The selection of a unit, from the population based on the judgment of an experienced researcher, is known as judgment or purposive sampling. Here, the sample units are selected based on population’s parameters. It is often noticed that companies frequently select certain preferred cities during test marketing their products. This is because they consider the population of that particular city to be representative of the total population of the country. The same is the case with the selection of specific shopping malls that according to the researcher’s judgment attract a reasonable number of customers from different sections of the society. Polling results predicted on television is also a result of judgment sampling.

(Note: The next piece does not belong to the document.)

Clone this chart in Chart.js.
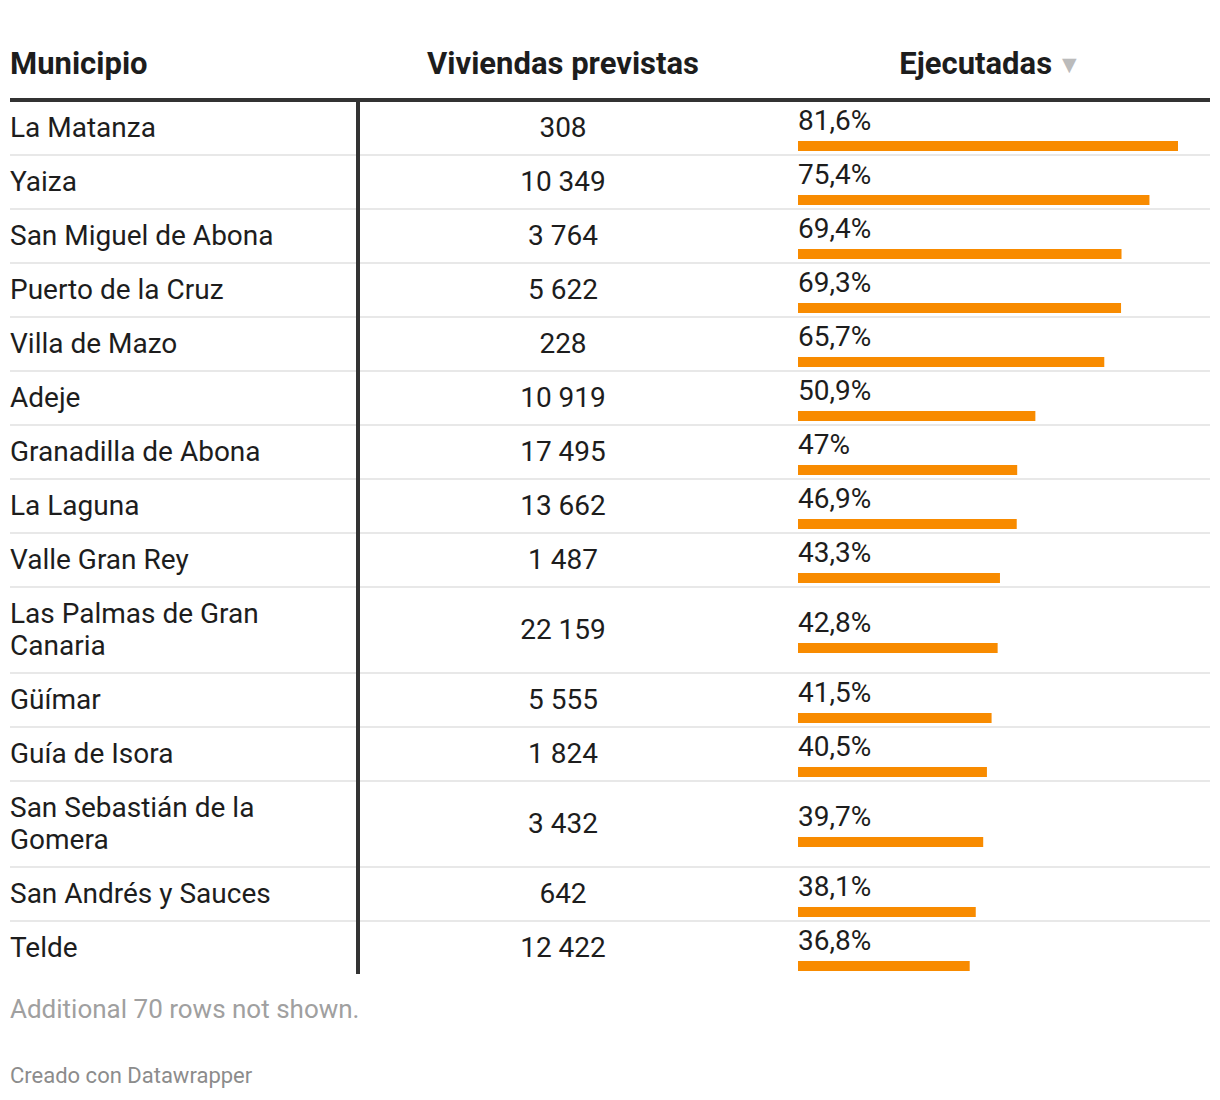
<!DOCTYPE html>
<html lang="es">
<head>
<meta charset="utf-8">
<script src="https://cdn.jsdelivr.net/npm/chart.js@4.4.1/dist/chart.umd.min.js"></script>
<style>
  html, body { margin: 0; padding: 0; background: #ffffff; }
  body { width: 1220px; height: 1100px; position: relative; font-family: Roboto, "Noto Sans", sans-serif; color: #1d1d1d; }
  #wrap { position: absolute; left: 10px; top: 0; width: 1200px; }
  .head { display: flex; height: 98px; border-bottom: 4px solid #333333; align-items: flex-end; font-weight: 700; font-size: 31px; line-height: 36px; }
  .head > div { padding-bottom: 16px; }
  .c1 { width: 346px; box-sizing: border-box; }
  .c2 { width: 410px; box-sizing: border-box; padding-left: 4px; text-align: center; }
  .c3 { width: 444px; box-sizing: border-box; }
  .head .c3 { text-align: center; }
  .tri { color: #bbbbbb; font-size: 19px; font-family: "DejaVu Sans", sans-serif; vertical-align: 3px; margin-left: 10px; }
  #tbody { position: relative; }
  #vline { position: absolute; left: 346px; top: 0; bottom: 0; width: 4px; background: #333333; z-index: 2; }
  .row { display: flex; align-items: center; border-bottom: 2px solid #e8e8e8; font-size: 28px; line-height: 32px; }
  .row:last-child { border-bottom: none; }
  .row .c1 { padding: 10px 40px 10px 0; }
  .row .c3 { padding-left: 32px; }
  .pct { line-height: 32px; height: 32px; }
  .bar { margin-top: 4px; height: 10px; width: 380px; }
  .bar canvas { display: block; }
  #note { position: absolute; left: 10px; top: 994px; font-size: 26px; line-height: 30px; color: #a0a0a0; }
  #credit { position: absolute; left: 10px; top: 1063px; font-size: 22px; line-height: 26px; color: #8c8c8c; }
</style>
</head>
<body>
<div id="wrap">
  <div class="head">
    <div class="c1">Municipio</div>
    <div class="c2">Viviendas previstas</div>
    <div class="c3">Ejecutadas<span class="tri">▼</span></div>
  </div>
  <div id="tbody"><div id="vline"></div></div>
</div>
<div id="note">Additional 70 rows not shown.</div>
<div id="credit">Creado con Datawrapper</div>

<script>
const municipios = ["La Matanza", "Yaiza", "San Miguel de Abona", "Puerto de la Cruz", "Villa de Mazo", "Adeje", "Granadilla de Abona", "La Laguna", "Valle Gran Rey", "Las Palmas de Gran Canaria", "Güímar", "Guía de Isora", "San Sebastián de la Gomera", "San Andrés y Sauces", "Telde"];
const viviendasPrevistas = [308, 10349, 3764, 5622, 228, 10919, 17495, 13662, 1487, 22159, 5555, 1824, 3432, 642, 12422];
const ejecutadas = [81.6, 75.4, 69.4, 69.3, 65.7, 50.9, 47, 46.9, 43.3, 42.8, 41.5, 40.5, 39.7, 38.1, 36.8];

const barColor = "#f88b00";
const maxEjecutadas = Math.max(...ejecutadas);

function fmtInt(n) { return String(n).replace(/\B(?=(\d{3})+(?!\d))/g, " "); }
function fmtPct(v) { return (Number.isInteger(v) ? String(v) : v.toFixed(1).replace(".", ",")) + "%"; }

const tbody = document.getElementById("tbody");
municipios.forEach((name, i) => {
  const row = document.createElement("div");
  row.className = "row";
  const c1 = document.createElement("div"); c1.className = "c1"; c1.textContent = name;
  const c2 = document.createElement("div"); c2.className = "c2"; c2.textContent = fmtInt(viviendasPrevistas[i]);
  const c3 = document.createElement("div"); c3.className = "c3";
  const pct = document.createElement("div"); pct.className = "pct"; pct.textContent = fmtPct(ejecutadas[i]);
  const barWrap = document.createElement("div"); barWrap.className = "bar";
  const cv = document.createElement("canvas"); cv.width = 380; cv.height = 10;
  cv.style.width = "380px"; cv.style.height = "10px";
  barWrap.appendChild(cv);
  c3.appendChild(pct); c3.appendChild(barWrap);
  row.appendChild(c1); row.appendChild(c2); row.appendChild(c3);
  tbody.appendChild(row);

  new Chart(cv, {
    type: "bar",
    data: {
      labels: [name],
      datasets: [{ data: [ejecutadas[i]], backgroundColor: barColor, borderWidth: 0, barPercentage: 1, categoryPercentage: 1 }]
    },
    options: {
      indexAxis: "y",
      responsive: false,
      animation: false,
      devicePixelRatio: 1,
      layout: { padding: 0 },
      plugins: { legend: { display: false }, tooltip: { enabled: false } },
      scales: {
        x: { display: false, min: 0, max: maxEjecutadas, grid: { display: false } },
        y: { display: false, grid: { display: false } }
      }
    }
  });
});
</script>
</body>
</html>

Researchers select those districts that have voting patterns close to the overall state or country in the previous year. The judgment of the researcher is based on the assumption that the past voting trends of selected sample districts are still representative of the political behavior of the state’s population. For ex, certain companies test market their new product launches in cities like Mumbai and Bangalore, because the profile of these cities is representative of the total Indian population.

**2.4. Snowball Sampling:**

Sampling procedures that involve the selection of additional respondents are known as snowball sampling. This sampling technique is used against low incidence or rare populations. Sampling is a big problem in this case, as the defined population from which the sample can be drawn is not available. Therefore, the process sampling depends on the chain system of referrals. Suppose, SG sports Ltd., a manufacturer of sports equipment plans to survey 100 senior players through its new website for getting their feedback on the quality of its products.

However, getting track of such senior senior squash players can be very difficult, as their presence may be very rare or low. Therefore, it collects the details of the first 200 visitors to its website, to list if any of them is a squash player or knows a squash player. If the visitor is a squash player, then he is requested to refer the names of at least 3 other players known to him. The referred names of the squash players are then called upon for further referrals and this gone on until the sample size of 100 adult players is reached. Although small sample sizes and low costs are the clear advantages of snowball sampling, bias is one of its disadvantages. The referral names obtained from those sampled in the initial stages may be similar to those initially sampled. Therefore, the sample may not represent a cross-section of the total population. It may also happen that visitors to the site or interviewers may refuse to disclose the names of those whom they know.